-- Your instructions --
Starting at the first line of the data, print each line verbatim up to and including the line bearing "yticks = list(range(0, 180001, 20000))", omitting pictures.
─── Information supplied ───
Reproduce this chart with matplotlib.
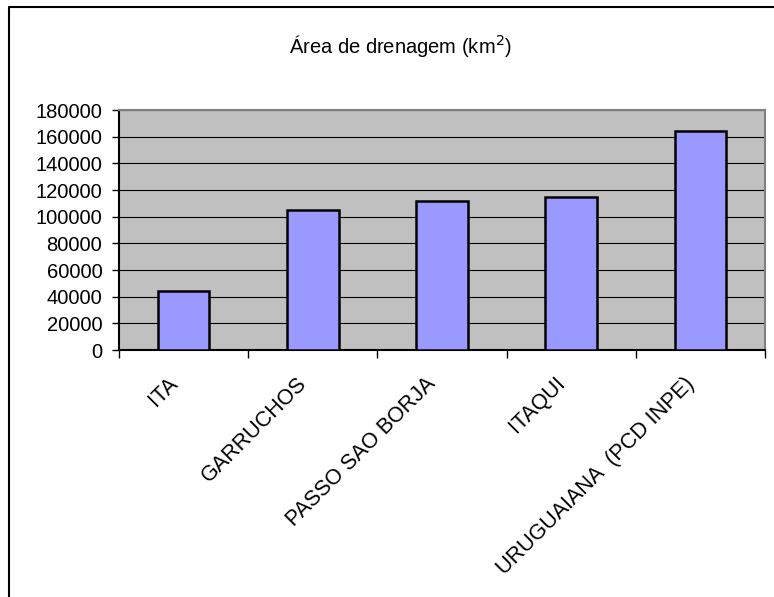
import numpy as np
import matplotlib.pyplot as plt
from matplotlib.lines import Line2D
from matplotlib.transforms import ScaledTranslation

plt.rcParams['font.family'] = ['Liberation Sans', 'DejaVu Sans']

stations = ['ITA', 'GARRUCHOS', 'PASSO SAO BORJA', 'ITAQUI', 'URUGUAIANA  (PCD INPE)']
area_km2 = [44400, 104700, 111500, 115000, 164400]
yticks = list(range(0, 180001, 20000))

fig = plt.figure(figsize=(7.74, 5.97), dpi=100)
ax = fig.add_axes([119/774, 1 - 350/597, 646/774, 240/597])

x = np.arange(len(stations))
ax.set_facecolor('#C0C0C0')
ax.bar(x, area_km2, width=0.4, color='#9999FF', edgecolor='black', linewidth=1.8, zorder=3)

ax.set_xlim(-0.5, len(stations) - 0.5)
ax.set_ylim(0, 180000)
ax.set_yticks(yticks)
ax.set_yticklabels([str(v) for v in yticks])
ax.yaxis.grid(True, color='black', linewidth=0.8, zorder=1)
ax.set_axisbelow(True)

# tick marks between categories, labels on minor ticks at the centres
ax.set_xticks(np.arange(-0.5, len(stations), 1.0))
ax.set_xticklabels([])
ax.set_xticks(x, minor=True)
ax.set_xticklabels(stations, minor=True, rotation=45, ha='right', va='center',
                   rotation_mode='anchor', fontsize=15.5)
ax.tick_params(axis='x', which='major', direction='out', length=6, width=1, color='black')
ax.tick_params(axis='x', which='minor', length=0, pad=22)
for lab in ax.get_xticklabels(minor=True):
    lab.set_transform(lab.get_transform() + ScaledTranslation(-0.09, 0, fig.dpi_scale_trans))
ax.tick_params(axis='y', direction='out', length=5, width=1, color='black', labelsize=14.5, pad=7)

ax.spines['left'].set_color('black')
ax.spines['bottom'].set_color('black')
ax.spines['top'].set_color('#808080')
ax.spines['right'].set_color('#808080')
for s in ax.spines.values():
    s.set_linewidth(1.5)

fig.text(400/774, 1 - 46/597, 'Área de drenagem (km$^2$)', ha='center', va='center', fontsize=14.5)

# outer chart frame (left and top only visible)
fig.add_artist(Line2D([9/774, 9/774, 1.0], [0.0, 1 - 7/597, 1 - 7/597],
                      transform=fig.transFigure, color='black', linewidth=1.5))

fig.savefig('out.png', dpi=100)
───
-- Output for this exercise --
Reproduce this chart with matplotlib.
import numpy as np
import matplotlib.pyplot as plt
from matplotlib.lines import Line2D
from matplotlib.transforms import ScaledTranslation

plt.rcParams['font.family'] = ['Liberation Sans', 'DejaVu Sans']

stations = ['ITA', 'GARRUCHOS', 'PASSO SAO BORJA', 'ITAQUI', 'URUGUAIANA  (PCD INPE)']
area_km2 = [44400, 104700, 111500, 115000, 164400]
yticks = list(range(0, 180001, 20000))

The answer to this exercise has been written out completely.